━━━ Data shown ━━━

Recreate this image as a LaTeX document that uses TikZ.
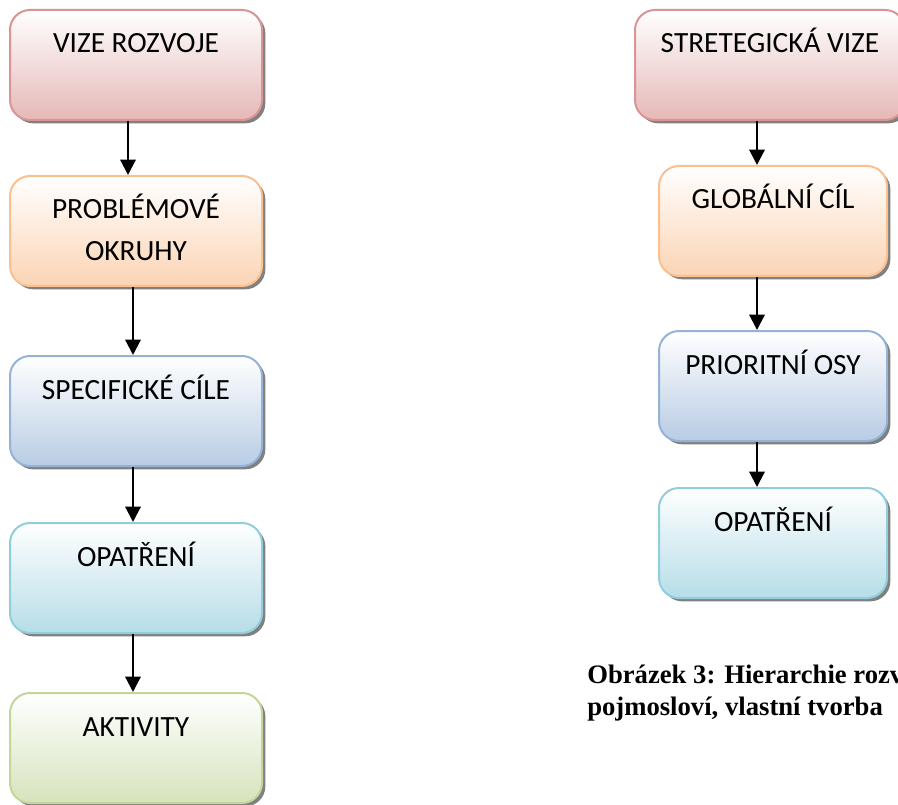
\documentclass[tikz,border=0pt]{standalone}
\usepackage{fontspec}
\setmainfont{Carlito}
\newfontfamily\capfont{Liberation Serif}
\usetikzlibrary{arrows.meta,shadows}

\definecolor{redline}{RGB}{217,149,148}
\definecolor{redfill}{RGB}{229,184,183}
\definecolor{orangeline}{RGB}{250,192,144}
\definecolor{orangefill}{RGB}{251,212,180}
\definecolor{blueline}{RGB}{149,179,215}
\definecolor{bluefill}{RGB}{184,204,228}
\definecolor{aqualine}{RGB}{146,205,220}
\definecolor{aquafill}{RGB}{182,221,232}
\definecolor{greenline}{RGB}{194,214,155}
\definecolor{greenfill}{RGB}{214,227,188}

\newcommand\boxfont{\fontsize{22pt}{31.5pt}\selectfont}

\tikzset{
  box/.style={rectangle, rounded corners=15pt, line width=1.5pt, draw=#1line,
    top color=white, bottom color=#1fill,
    minimum width=189pt, minimum height=82.5pt,
    drop shadow={shadow xshift=2.5pt, shadow yshift=-2.5pt, fill=black!50, opacity=1}},
  lbl/.style={anchor=base, yshift=-33pt, inner sep=0pt, align=center, font=\boxfont},
  arr/.style={line width=1.6pt, -{Triangle[width=11.5pt,length=11.5pt]}}
}

\begin{document}
\begin{tikzpicture}[x=0.75pt,y=-0.75pt]
  \useasboundingbox (0,0) rectangle (898,805);
  % left column
  \node[box=red] (vize) at (136,65) {};
  \node[box=orange] (okruhy) at (136,231) {};
  \node[box=blue] (cile) at (136,411) {};
  \node[box=aqua] (opatreni) at (136,578) {};
  \node[box=green] (aktivity) at (136,748) {};
  \path node[lbl] at (vize.north) {VIZE ROZVOJE}
        node[lbl, yshift=-31.5pt] at (okruhy.north) {PROBLÉMOVÉ\\OKRUHY}
        node[lbl] at (cile.north) {SPECIFICKÉ CÍLE}
        node[lbl] at (opatreni.north) {OPATŘENÍ}
        node[lbl] at (aktivity.north) {AKTIVITY};
  % right column
  \node[box=red, minimum width=202.5pt] (strvize) at (770,65) {};
  \node[box=orange, minimum width=171pt] (glcil) at (773,221) {};
  \node[box=blue, minimum width=171pt] (osy) at (773,386) {};
  \node[box=aqua, minimum width=171pt] (ropatreni) at (773,543) {};
  \path node[lbl] at (strvize.north) {STRETEGICKÁ VIZE}
        node[lbl] at (glcil.north) {GLOBÁLNÍ CÍL}
        node[lbl] at (osy.north) {PRIORITNÍ OSY}
        node[lbl] at (ropatreni.north) {OPATŘENÍ};
  \node[anchor=base west, inner sep=0pt, align=left,
    font={\capfont\bfseries\fontsize{20pt}{24pt}\selectfont}] (popis) at (587,715)
    {Obrázek 3: Hierarchie rozv\\pojmosloví, vlastní tvorba};
  \begin{scope}[arr]
    \draw ([xshift=-6pt]vize.south) to ([xshift=-6pt]okruhy.north);
    \draw ([xshift=-2.25pt]okruhy.south) to ([xshift=-2.25pt]cile.north);
    \draw ([xshift=-2.25pt]cile.south) to ([xshift=-2.25pt]opatreni.north);
    \draw ([xshift=-2.25pt]opatreni.south) to ([xshift=-2.25pt]aktivity.north);
    \draw ([xshift=-12pt]glcil.north |- strvize.south) to ([xshift=-12pt]glcil.north);
    \draw ([xshift=-12pt]glcil.south) to ([xshift=-12pt]osy.north);
    \draw ([xshift=-12pt]osy.south) to ([xshift=-12pt]ropatreni.north);
  \end{scope}
\end{tikzpicture}
\end{document}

━━━

Directions » Ignore the images and quote every line of the listing exactly.

Reply to the task »
Recreate this image as a LaTeX document that uses TikZ.
\documentclass[tikz,border=0pt]{standalone}
\usepackage{fontspec}
\setmainfont{Carlito}
\newfontfamily\capfont{Liberation Serif}
\usetikzlibrary{arrows.meta,shadows}

\definecolor{redline}{RGB}{217,149,148}
\definecolor{redfill}{RGB}{229,184,183}
\definecolor{orangeline}{RGB}{250,192,144}
\definecolor{orangefill}{RGB}{251,212,180}
\definecolor{blueline}{RGB}{149,179,215}
\definecolor{bluefill}{RGB}{184,204,228}
\definecolor{aqualine}{RGB}{146,205,220}
\definecolor{aquafill}{RGB}{182,221,232}
\definecolor{greenline}{RGB}{194,214,155}
\definecolor{greenfill}{RGB}{214,227,188}

\newcommand\boxfont{\fontsize{22pt}{31.5pt}\selectfont}

\tikzset{
  box/.style={rectangle, rounded corners=15pt, line width=1.5pt, draw=#1line,
    top color=white, bottom color=#1fill,
    minimum width=189pt, minimum height=82.5pt,
    drop shadow={shadow xshift=2.5pt, shadow yshift=-2.5pt, fill=black!50, opacity=1}},
  lbl/.style={anchor=base, yshift=-33pt, inner sep=0pt, align=center, font=\boxfont},
  arr/.style={line width=1.6pt, -{Triangle[width=11.5pt,length=11.5pt]}}
}

\begin{document}
\begin{tikzpicture}[x=0.75pt,y=-0.75pt]
  \useasboundingbox (0,0) rectangle (898,805);
  % left column
  \node[box=red] (vize) at (136,65) {};
  \node[box=orange] (okruhy) at (136,231) {};
  \node[box=blue] (cile) at (136,411) {};
  \node[box=aqua] (opatreni) at (136,578) {};
  \node[box=green] (aktivity) at (136,748) {};
  \path node[lbl] at (vize.north) {VIZE ROZVOJE}
        node[lbl, yshift=-31.5pt] at (okruhy.north) {PROBLÉMOVÉ\\OKRUHY}
        node[lbl] at (cile.north) {SPECIFICKÉ CÍLE}
        node[lbl] at (opatreni.north) {OPATŘENÍ}
        node[lbl] at (aktivity.north) {AKTIVITY};
  % right column
  \node[box=red, minimum width=202.5pt] (strvize) at (770,65) {};
  \node[box=orange, minimum width=171pt] (glcil) at (773,221) {};
  \node[box=blue, minimum width=171pt] (osy) at (773,386) {};
  \node[box=aqua, minimum width=171pt] (ropatreni) at (773,543) {};
  \path node[lbl] at (strvize.north) {STRETEGICKÁ VIZE}
        node[lbl] at (glcil.north) {GLOBÁLNÍ CÍL}
        node[lbl] at (osy.north) {PRIORITNÍ OSY}
        node[lbl] at (ropatreni.north) {OPATŘENÍ};
  \node[anchor=base west, inner sep=0pt, align=left,
    font={\capfont\bfseries\fontsize{20pt}{24pt}\selectfont}] (popis) at (587,715)
    {Obrázek 3: Hierarchie rozv\\pojmosloví, vlastní tvorba};
  \begin{scope}[arr]
    \draw ([xshift=-6pt]vize.south) to ([xshift=-6pt]okruhy.north);
    \draw ([xshift=-2.25pt]okruhy.south) to ([xshift=-2.25pt]cile.north);
    \draw ([xshift=-2.25pt]cile.south) to ([xshift=-2.25pt]opatreni.north);
    \draw ([xshift=-2.25pt]opatreni.south) to ([xshift=-2.25pt]aktivity.north);
    \draw ([xshift=-12pt]glcil.north |- strvize.south) to ([xshift=-12pt]glcil.north);
    \draw ([xshift=-12pt]glcil.south) to ([xshift=-12pt]osy.north);
    \draw ([xshift=-12pt]osy.south) to ([xshift=-12pt]ropatreni.north);
  \end{scope}
\end{tikzpicture}
\end{document}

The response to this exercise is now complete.